What the exercise asks
Return the data exactly, with all pictures removed.

Data lines
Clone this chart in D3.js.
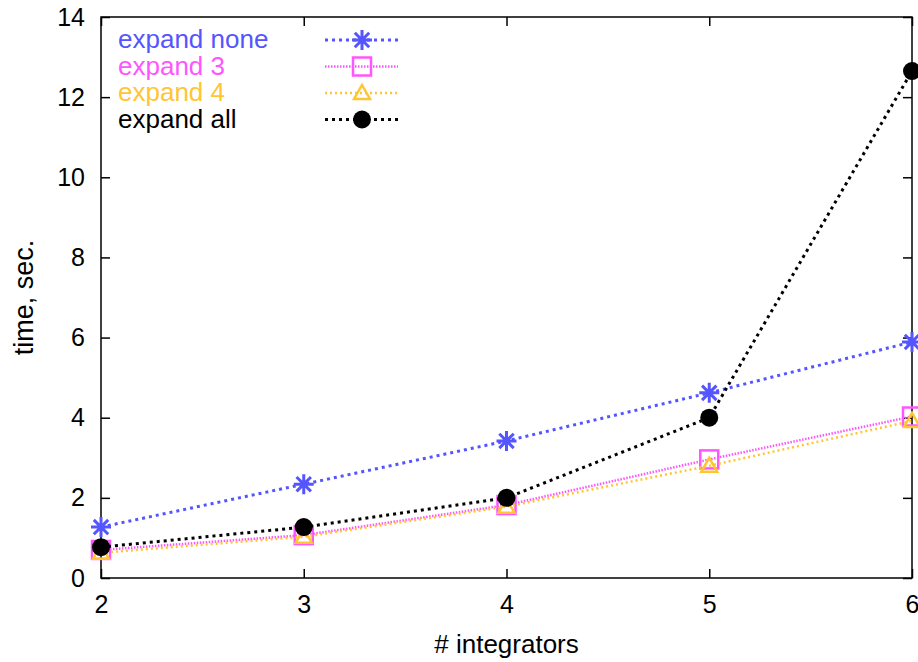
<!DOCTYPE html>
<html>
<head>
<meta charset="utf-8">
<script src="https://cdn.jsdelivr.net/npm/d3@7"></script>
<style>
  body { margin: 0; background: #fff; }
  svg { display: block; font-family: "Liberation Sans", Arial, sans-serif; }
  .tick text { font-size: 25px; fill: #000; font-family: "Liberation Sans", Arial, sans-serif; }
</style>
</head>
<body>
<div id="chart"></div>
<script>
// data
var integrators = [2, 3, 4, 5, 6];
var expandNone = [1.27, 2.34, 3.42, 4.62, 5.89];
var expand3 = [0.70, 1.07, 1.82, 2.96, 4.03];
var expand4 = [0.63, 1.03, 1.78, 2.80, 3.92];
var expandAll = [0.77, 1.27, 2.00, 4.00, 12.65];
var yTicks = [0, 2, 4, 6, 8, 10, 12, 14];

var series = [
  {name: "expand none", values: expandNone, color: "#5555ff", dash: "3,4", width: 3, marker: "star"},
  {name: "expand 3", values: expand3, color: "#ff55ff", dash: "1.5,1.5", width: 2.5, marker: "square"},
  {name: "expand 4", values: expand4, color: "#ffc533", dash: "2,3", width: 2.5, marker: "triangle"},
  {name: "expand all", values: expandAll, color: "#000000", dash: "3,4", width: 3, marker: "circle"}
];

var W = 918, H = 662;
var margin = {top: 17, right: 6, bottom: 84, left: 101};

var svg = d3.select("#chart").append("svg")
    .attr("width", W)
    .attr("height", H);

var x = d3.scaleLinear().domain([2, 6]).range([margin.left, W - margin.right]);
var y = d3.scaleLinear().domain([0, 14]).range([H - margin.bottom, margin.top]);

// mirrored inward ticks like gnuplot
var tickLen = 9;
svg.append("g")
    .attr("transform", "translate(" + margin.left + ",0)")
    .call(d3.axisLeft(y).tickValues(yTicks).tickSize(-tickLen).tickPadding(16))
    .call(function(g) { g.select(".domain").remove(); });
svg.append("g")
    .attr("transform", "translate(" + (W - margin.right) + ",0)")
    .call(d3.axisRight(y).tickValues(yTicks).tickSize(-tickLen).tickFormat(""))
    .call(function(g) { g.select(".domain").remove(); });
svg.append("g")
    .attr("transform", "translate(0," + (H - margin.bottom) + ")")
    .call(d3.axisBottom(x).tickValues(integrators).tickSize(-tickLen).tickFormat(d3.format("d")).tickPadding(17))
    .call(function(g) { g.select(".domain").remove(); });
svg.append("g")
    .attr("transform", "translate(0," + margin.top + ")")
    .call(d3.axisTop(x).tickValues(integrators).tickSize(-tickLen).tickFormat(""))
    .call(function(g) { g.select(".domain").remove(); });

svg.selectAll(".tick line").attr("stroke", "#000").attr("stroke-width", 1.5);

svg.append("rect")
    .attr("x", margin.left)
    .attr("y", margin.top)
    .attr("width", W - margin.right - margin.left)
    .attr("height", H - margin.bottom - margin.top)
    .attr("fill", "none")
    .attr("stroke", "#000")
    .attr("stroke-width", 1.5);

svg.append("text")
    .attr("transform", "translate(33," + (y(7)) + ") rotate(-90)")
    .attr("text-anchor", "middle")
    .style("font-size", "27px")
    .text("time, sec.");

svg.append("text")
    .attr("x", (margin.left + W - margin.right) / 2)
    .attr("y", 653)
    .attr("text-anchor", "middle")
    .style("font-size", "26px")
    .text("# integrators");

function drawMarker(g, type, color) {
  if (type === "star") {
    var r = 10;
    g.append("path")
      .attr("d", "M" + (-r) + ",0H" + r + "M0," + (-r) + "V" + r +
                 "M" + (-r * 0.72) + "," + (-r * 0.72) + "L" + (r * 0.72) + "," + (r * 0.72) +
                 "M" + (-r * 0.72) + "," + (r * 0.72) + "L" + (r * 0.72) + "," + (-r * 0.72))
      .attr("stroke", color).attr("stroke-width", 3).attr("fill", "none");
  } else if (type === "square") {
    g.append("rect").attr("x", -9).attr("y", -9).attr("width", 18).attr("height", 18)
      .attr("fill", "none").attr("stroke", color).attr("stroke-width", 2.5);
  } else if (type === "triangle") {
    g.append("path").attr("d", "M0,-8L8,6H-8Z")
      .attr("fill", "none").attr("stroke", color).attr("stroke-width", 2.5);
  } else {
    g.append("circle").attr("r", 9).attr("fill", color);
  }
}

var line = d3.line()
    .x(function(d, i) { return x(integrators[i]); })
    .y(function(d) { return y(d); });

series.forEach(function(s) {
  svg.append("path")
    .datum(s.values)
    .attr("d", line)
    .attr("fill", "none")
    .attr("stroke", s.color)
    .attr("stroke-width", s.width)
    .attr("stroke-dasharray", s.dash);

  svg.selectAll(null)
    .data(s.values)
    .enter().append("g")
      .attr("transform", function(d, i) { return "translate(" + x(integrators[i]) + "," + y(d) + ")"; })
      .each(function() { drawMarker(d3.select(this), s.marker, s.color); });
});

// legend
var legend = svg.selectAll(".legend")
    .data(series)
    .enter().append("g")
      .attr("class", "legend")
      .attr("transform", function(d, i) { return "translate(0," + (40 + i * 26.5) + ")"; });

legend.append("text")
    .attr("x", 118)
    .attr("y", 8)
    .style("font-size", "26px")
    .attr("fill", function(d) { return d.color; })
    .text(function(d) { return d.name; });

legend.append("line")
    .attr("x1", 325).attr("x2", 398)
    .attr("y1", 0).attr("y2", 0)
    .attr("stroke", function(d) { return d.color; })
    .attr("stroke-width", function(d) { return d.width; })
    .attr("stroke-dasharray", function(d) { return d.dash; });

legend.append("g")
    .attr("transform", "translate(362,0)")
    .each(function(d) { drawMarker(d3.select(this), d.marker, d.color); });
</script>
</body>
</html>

The output
Clone this chart in D3.js.
<!DOCTYPE html>
<html>
<head>
<meta charset="utf-8">
<script src="https://cdn.jsdelivr.net/npm/d3@7"></script>
<style>
  body { margin: 0; background: #fff; }
  svg { display: block; font-family: "Liberation Sans", Arial, sans-serif; }
  .tick text { font-size: 25px; fill: #000; font-family: "Liberation Sans", Arial, sans-serif; }
</style>
</head>
<body>
<div id="chart"></div>
<script>
// data
var integrators = [2, 3, 4, 5, 6];
var expandNone = [1.27, 2.34, 3.42, 4.62, 5.89];
var expand3 = [0.70, 1.07, 1.82, 2.96, 4.03];
var expand4 = [0.63, 1.03, 1.78, 2.80, 3.92];
var expandAll = [0.77, 1.27, 2.00, 4.00, 12.65];
var yTicks = [0, 2, 4, 6, 8, 10, 12, 14];

var series = [
  {name: "expand none", values: expandNone, color: "#5555ff", dash: "3,4", width: 3, marker: "star"},
  {name: "expand 3", values: expand3, color: "#ff55ff", dash: "1.5,1.5", width: 2.5, marker: "square"},
  {name: "expand 4", values: expand4, color: "#ffc533", dash: "2,3", width: 2.5, marker: "triangle"},
  {name: "expand all", values: expandAll, color: "#000000", dash: "3,4", width: 3, marker: "circle"}
];

var W = 918, H = 662;
var margin = {top: 17, right: 6, bottom: 84, left: 101};

var svg = d3.select("#chart").append("svg")
    .attr("width", W)
    .attr("height", H);

var x = d3.scaleLinear().domain([2, 6]).range([margin.left, W - margin.right]);
var y = d3.scaleLinear().domain([0, 14]).range([H - margin.bottom, margin.top]);

// mirrored inward ticks like gnuplot
var tickLen = 9;
svg.append("g")
    .attr("transform", "translate(" + margin.left + ",0)")
    .call(d3.axisLeft(y).tickValues(yTicks).tickSize(-tickLen).tickPadding(16))
    .call(function(g) { g.select(".domain").remove(); });
svg.append("g")
    .attr("transform", "translate(" + (W - margin.right) + ",0)")
    .call(d3.axisRight(y).tickValues(yTicks).tickSize(-tickLen).tickFormat(""))
    .call(function(g) { g.select(".domain").remove(); });
svg.append("g")
    .attr("transform", "translate(0," + (H - margin.bottom) + ")")
    .call(d3.axisBottom(x).tickValues(integrators).tickSize(-tickLen).tickFormat(d3.format("d")).tickPadding(17))
    .call(function(g) { g.select(".domain").remove(); });
svg.append("g")
    .attr("transform", "translate(0," + margin.top + ")")
    .call(d3.axisTop(x).tickValues(integrators).tickSize(-tickLen).tickFormat(""))
    .call(function(g) { g.select(".domain").remove(); });

svg.selectAll(".tick line").attr("stroke", "#000").attr("stroke-width", 1.5);

svg.append("rect")
    .attr("x", margin.left)
    .attr("y", margin.top)
    .attr("width", W - margin.right - margin.left)
    .attr("height", H - margin.bottom - margin.top)
    .attr("fill", "none")
    .attr("stroke", "#000")
    .attr("stroke-width", 1.5);

svg.append("text")
    .attr("transform", "translate(33," + (y(7)) + ") rotate(-90)")
    .attr("text-anchor", "middle")
    .style("font-size", "27px")
    .text("time, sec.");

svg.append("text")
    .attr("x", (margin.left + W - margin.right) / 2)
    .attr("y", 653)
    .attr("text-anchor", "middle")
    .style("font-size", "26px")
    .text("# integrators");

function drawMarker(g, type, color) {
  if (type === "star") {
    var r = 10;
    g.append("path")
      .attr("d", "M" + (-r) + ",0H" + r + "M0," + (-r) + "V" + r +
                 "M" + (-r * 0.72) + "," + (-r * 0.72) + "L" + (r * 0.72) + "," + (r * 0.72) +
                 "M" + (-r * 0.72) + "," + (r * 0.72) + "L" + (r * 0.72) + "," + (-r * 0.72))
      .attr("stroke", color).attr("stroke-width", 3).attr("fill", "none");
  } else if (type === "square") {
    g.append("rect").attr("x", -9).attr("y", -9).attr("width", 18).attr("height", 18)
      .attr("fill", "none").attr("stroke", color).attr("stroke-width", 2.5);
  } else if (type === "triangle") {
    g.append("path").attr("d", "M0,-8L8,6H-8Z")
      .attr("fill", "none").attr("stroke", color).attr("stroke-width", 2.5);
  } else {
    g.append("circle").attr("r", 9).attr("fill", color);
  }
}

var line = d3.line()
    .x(function(d, i) { return x(integrators[i]); })
    .y(function(d) { return y(d); });

series.forEach(function(s) {
  svg.append("path")
    .datum(s.values)
    .attr("d", line)
    .attr("fill", "none")
    .attr("stroke", s.color)
    .attr("stroke-width", s.width)
    .attr("stroke-dasharray", s.dash);

  svg.selectAll(null)
    .data(s.values)
    .enter().append("g")
      .attr("transform", function(d, i) { return "translate(" + x(integrators[i]) + "," + y(d) + ")"; })
      .each(function() { drawMarker(d3.select(this), s.marker, s.color); });
});

// legend
var legend = svg.selectAll(".legend")
    .data(series)
    .enter().append("g")
      .attr("class", "legend")
      .attr("transform", function(d, i) { return "translate(0," + (40 + i * 26.5) + ")"; });

legend.append("text")
    .attr("x", 118)
    .attr("y", 8)
    .style("font-size", "26px")
    .attr("fill", function(d) { return d.color; })
    .text(function(d) { return d.name; });

legend.append("line")
    .attr("x1", 325).attr("x2", 398)
    .attr("y1", 0).attr("y2", 0)
    .attr("stroke", function(d) { return d.color; })
    .attr("stroke-width", function(d) { return d.width; })
    .attr("stroke-dasharray", function(d) { return d.dash; });

legend.append("g")
    .attr("transform", "translate(362,0)")
    .each(function(d) { drawMarker(d3.select(this), d.marker, d.color); });
</script>
</body>
</html>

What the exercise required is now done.